## Begin
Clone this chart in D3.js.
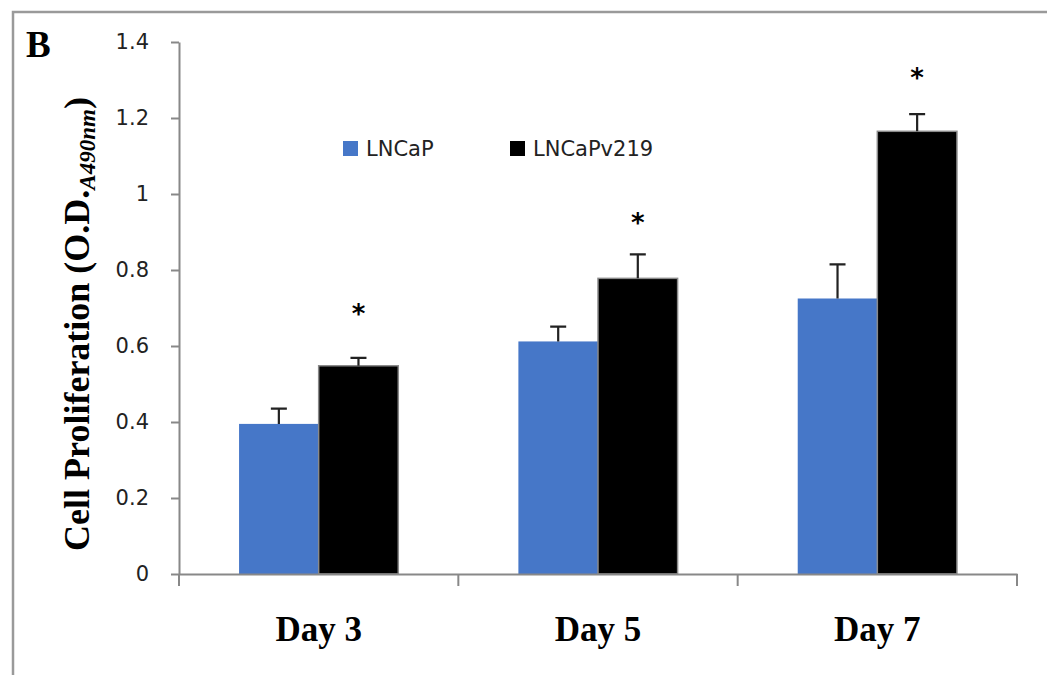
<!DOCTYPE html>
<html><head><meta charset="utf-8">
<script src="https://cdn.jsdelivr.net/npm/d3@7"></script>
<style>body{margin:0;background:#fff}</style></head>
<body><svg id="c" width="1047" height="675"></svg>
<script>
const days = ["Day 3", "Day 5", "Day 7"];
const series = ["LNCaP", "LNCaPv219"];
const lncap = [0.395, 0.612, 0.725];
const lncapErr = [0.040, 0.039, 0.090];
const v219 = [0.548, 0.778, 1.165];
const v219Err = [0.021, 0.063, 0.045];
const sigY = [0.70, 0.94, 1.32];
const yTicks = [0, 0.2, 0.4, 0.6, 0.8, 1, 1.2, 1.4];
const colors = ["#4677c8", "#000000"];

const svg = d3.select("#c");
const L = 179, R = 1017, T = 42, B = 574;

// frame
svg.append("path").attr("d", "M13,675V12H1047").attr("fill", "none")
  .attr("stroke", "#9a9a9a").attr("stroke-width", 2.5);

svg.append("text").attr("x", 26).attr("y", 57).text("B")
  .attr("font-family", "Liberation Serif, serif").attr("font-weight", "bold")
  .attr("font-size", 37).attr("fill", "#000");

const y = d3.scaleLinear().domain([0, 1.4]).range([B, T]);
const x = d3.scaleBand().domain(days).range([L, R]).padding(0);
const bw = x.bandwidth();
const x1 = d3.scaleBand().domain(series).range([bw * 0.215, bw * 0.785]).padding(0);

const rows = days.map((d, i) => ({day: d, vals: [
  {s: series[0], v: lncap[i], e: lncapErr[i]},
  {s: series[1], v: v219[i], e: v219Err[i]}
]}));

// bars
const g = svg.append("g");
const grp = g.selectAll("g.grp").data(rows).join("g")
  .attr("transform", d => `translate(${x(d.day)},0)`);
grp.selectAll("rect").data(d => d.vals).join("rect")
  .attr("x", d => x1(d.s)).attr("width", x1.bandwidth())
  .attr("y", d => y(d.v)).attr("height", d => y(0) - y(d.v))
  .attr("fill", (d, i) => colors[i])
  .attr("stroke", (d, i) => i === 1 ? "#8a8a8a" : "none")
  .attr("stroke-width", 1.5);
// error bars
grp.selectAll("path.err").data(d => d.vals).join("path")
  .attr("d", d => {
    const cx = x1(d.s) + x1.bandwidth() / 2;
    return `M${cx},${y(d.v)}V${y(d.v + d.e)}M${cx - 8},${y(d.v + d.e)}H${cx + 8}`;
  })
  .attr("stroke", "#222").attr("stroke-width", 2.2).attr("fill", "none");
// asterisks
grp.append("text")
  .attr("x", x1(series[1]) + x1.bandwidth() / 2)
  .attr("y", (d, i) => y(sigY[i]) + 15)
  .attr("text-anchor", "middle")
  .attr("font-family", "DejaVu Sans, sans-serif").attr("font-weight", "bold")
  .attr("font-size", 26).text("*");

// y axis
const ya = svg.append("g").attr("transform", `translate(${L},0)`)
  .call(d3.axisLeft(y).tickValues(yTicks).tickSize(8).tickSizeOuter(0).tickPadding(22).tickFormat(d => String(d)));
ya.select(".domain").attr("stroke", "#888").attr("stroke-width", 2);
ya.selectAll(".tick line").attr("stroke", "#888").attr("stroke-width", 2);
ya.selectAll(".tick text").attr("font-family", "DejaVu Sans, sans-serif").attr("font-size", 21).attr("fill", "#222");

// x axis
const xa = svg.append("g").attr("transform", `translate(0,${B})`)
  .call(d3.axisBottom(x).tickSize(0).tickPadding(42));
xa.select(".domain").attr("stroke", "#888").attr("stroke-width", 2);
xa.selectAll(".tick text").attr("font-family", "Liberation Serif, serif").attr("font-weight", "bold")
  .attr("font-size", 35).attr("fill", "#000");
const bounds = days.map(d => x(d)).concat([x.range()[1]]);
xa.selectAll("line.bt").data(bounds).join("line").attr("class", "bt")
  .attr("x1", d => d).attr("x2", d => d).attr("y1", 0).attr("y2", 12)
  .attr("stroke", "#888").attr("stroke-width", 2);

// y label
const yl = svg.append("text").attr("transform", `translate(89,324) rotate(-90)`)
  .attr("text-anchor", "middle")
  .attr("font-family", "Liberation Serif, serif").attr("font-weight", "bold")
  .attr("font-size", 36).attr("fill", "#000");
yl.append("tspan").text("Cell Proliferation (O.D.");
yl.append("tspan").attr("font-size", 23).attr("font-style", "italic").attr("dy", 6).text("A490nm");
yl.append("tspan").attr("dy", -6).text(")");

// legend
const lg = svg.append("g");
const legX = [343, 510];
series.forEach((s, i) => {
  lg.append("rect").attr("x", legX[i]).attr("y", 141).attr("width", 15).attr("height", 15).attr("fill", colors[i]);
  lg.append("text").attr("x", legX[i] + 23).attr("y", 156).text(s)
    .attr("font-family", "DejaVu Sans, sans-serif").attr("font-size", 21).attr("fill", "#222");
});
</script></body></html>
## End
## REQUIREMENTS:
Reproduce the full listing faithfully, but do not carry over any pictures.

## SOLUTION TO THE EXERCISE:
Clone this chart in D3.js.
<!DOCTYPE html>
<html><head><meta charset="utf-8">
<script src="https://cdn.jsdelivr.net/npm/d3@7"></script>
<style>body{margin:0;background:#fff}</style></head>
<body><svg id="c" width="1047" height="675"></svg>
<script>
const days = ["Day 3", "Day 5", "Day 7"];
const series = ["LNCaP", "LNCaPv219"];
const lncap = [0.395, 0.612, 0.725];
const lncapErr = [0.040, 0.039, 0.090];
const v219 = [0.548, 0.778, 1.165];
const v219Err = [0.021, 0.063, 0.045];
const sigY = [0.70, 0.94, 1.32];
const yTicks = [0, 0.2, 0.4, 0.6, 0.8, 1, 1.2, 1.4];
const colors = ["#4677c8", "#000000"];

const svg = d3.select("#c");
const L = 179, R = 1017, T = 42, B = 574;

// frame
svg.append("path").attr("d", "M13,675V12H1047").attr("fill", "none")
  .attr("stroke", "#9a9a9a").attr("stroke-width", 2.5);

svg.append("text").attr("x", 26).attr("y", 57).text("B")
  .attr("font-family", "Liberation Serif, serif").attr("font-weight", "bold")
  .attr("font-size", 37).attr("fill", "#000");

const y = d3.scaleLinear().domain([0, 1.4]).range([B, T]);
const x = d3.scaleBand().domain(days).range([L, R]).padding(0);
const bw = x.bandwidth();
const x1 = d3.scaleBand().domain(series).range([bw * 0.215, bw * 0.785]).padding(0);

const rows = days.map((d, i) => ({day: d, vals: [
  {s: series[0], v: lncap[i], e: lncapErr[i]},
  {s: series[1], v: v219[i], e: v219Err[i]}
]}));

// bars
const g = svg.append("g");
const grp = g.selectAll("g.grp").data(rows).join("g")
  .attr("transform", d => `translate(${x(d.day)},0)`);
grp.selectAll("rect").data(d => d.vals).join("rect")
  .attr("x", d => x1(d.s)).attr("width", x1.bandwidth())
  .attr("y", d => y(d.v)).attr("height", d => y(0) - y(d.v))
  .attr("fill", (d, i) => colors[i])
  .attr("stroke", (d, i) => i === 1 ? "#8a8a8a" : "none")
  .attr("stroke-width", 1.5);
// error bars
grp.selectAll("path.err").data(d => d.vals).join("path")
  .attr("d", d => {
    const cx = x1(d.s) + x1.bandwidth() / 2;
    return `M${cx},${y(d.v)}V${y(d.v + d.e)}M${cx - 8},${y(d.v + d.e)}H${cx + 8}`;
  })
  .attr("stroke", "#222").attr("stroke-width", 2.2).attr("fill", "none");
// asterisks
grp.append("text")
  .attr("x", x1(series[1]) + x1.bandwidth() / 2)
  .attr("y", (d, i) => y(sigY[i]) + 15)
  .attr("text-anchor", "middle")
  .attr("font-family", "DejaVu Sans, sans-serif").attr("font-weight", "bold")
  .attr("font-size", 26).text("*");

// y axis
const ya = svg.append("g").attr("transform", `translate(${L},0)`)
  .call(d3.axisLeft(y).tickValues(yTicks).tickSize(8).tickSizeOuter(0).tickPadding(22).tickFormat(d => String(d)));
ya.select(".domain").attr("stroke", "#888").attr("stroke-width", 2);
ya.selectAll(".tick line").attr("stroke", "#888").attr("stroke-width", 2);
ya.selectAll(".tick text").attr("font-family", "DejaVu Sans, sans-serif").attr("font-size", 21).attr("fill", "#222");

// x axis
const xa = svg.append("g").attr("transform", `translate(0,${B})`)
  .call(d3.axisBottom(x).tickSize(0).tickPadding(42));
xa.select(".domain").attr("stroke", "#888").attr("stroke-width", 2);
xa.selectAll(".tick text").attr("font-family", "Liberation Serif, serif").attr("font-weight", "bold")
  .attr("font-size", 35).attr("fill", "#000");
const bounds = days.map(d => x(d)).concat([x.range()[1]]);
xa.selectAll("line.bt").data(bounds).join("line").attr("class", "bt")
  .attr("x1", d => d).attr("x2", d => d).attr("y1", 0).attr("y2", 12)
  .attr("stroke", "#888").attr("stroke-width", 2);

// y label
const yl = svg.append("text").attr("transform", `translate(89,324) rotate(-90)`)
  .attr("text-anchor", "middle")
  .attr("font-family", "Liberation Serif, serif").attr("font-weight", "bold")
  .attr("font-size", 36).attr("fill", "#000");
yl.append("tspan").text("Cell Proliferation (O.D.");
yl.append("tspan").attr("font-size", 23).attr("font-style", "italic").attr("dy", 6).text("A490nm");
yl.append("tspan").attr("dy", -6).text(")");

// legend
const lg = svg.append("g");
const legX = [343, 510];
series.forEach((s, i) => {
  lg.append("rect").attr("x", legX[i]).attr("y", 141).attr("width", 15).attr("height", 15).attr("fill", colors[i]);
  lg.append("text").attr("x", legX[i] + 23).attr("y", 156).text(s)
    .attr("font-family", "DejaVu Sans, sans-serif").attr("font-size", 21).attr("fill", "#222");
});
</script></body></html>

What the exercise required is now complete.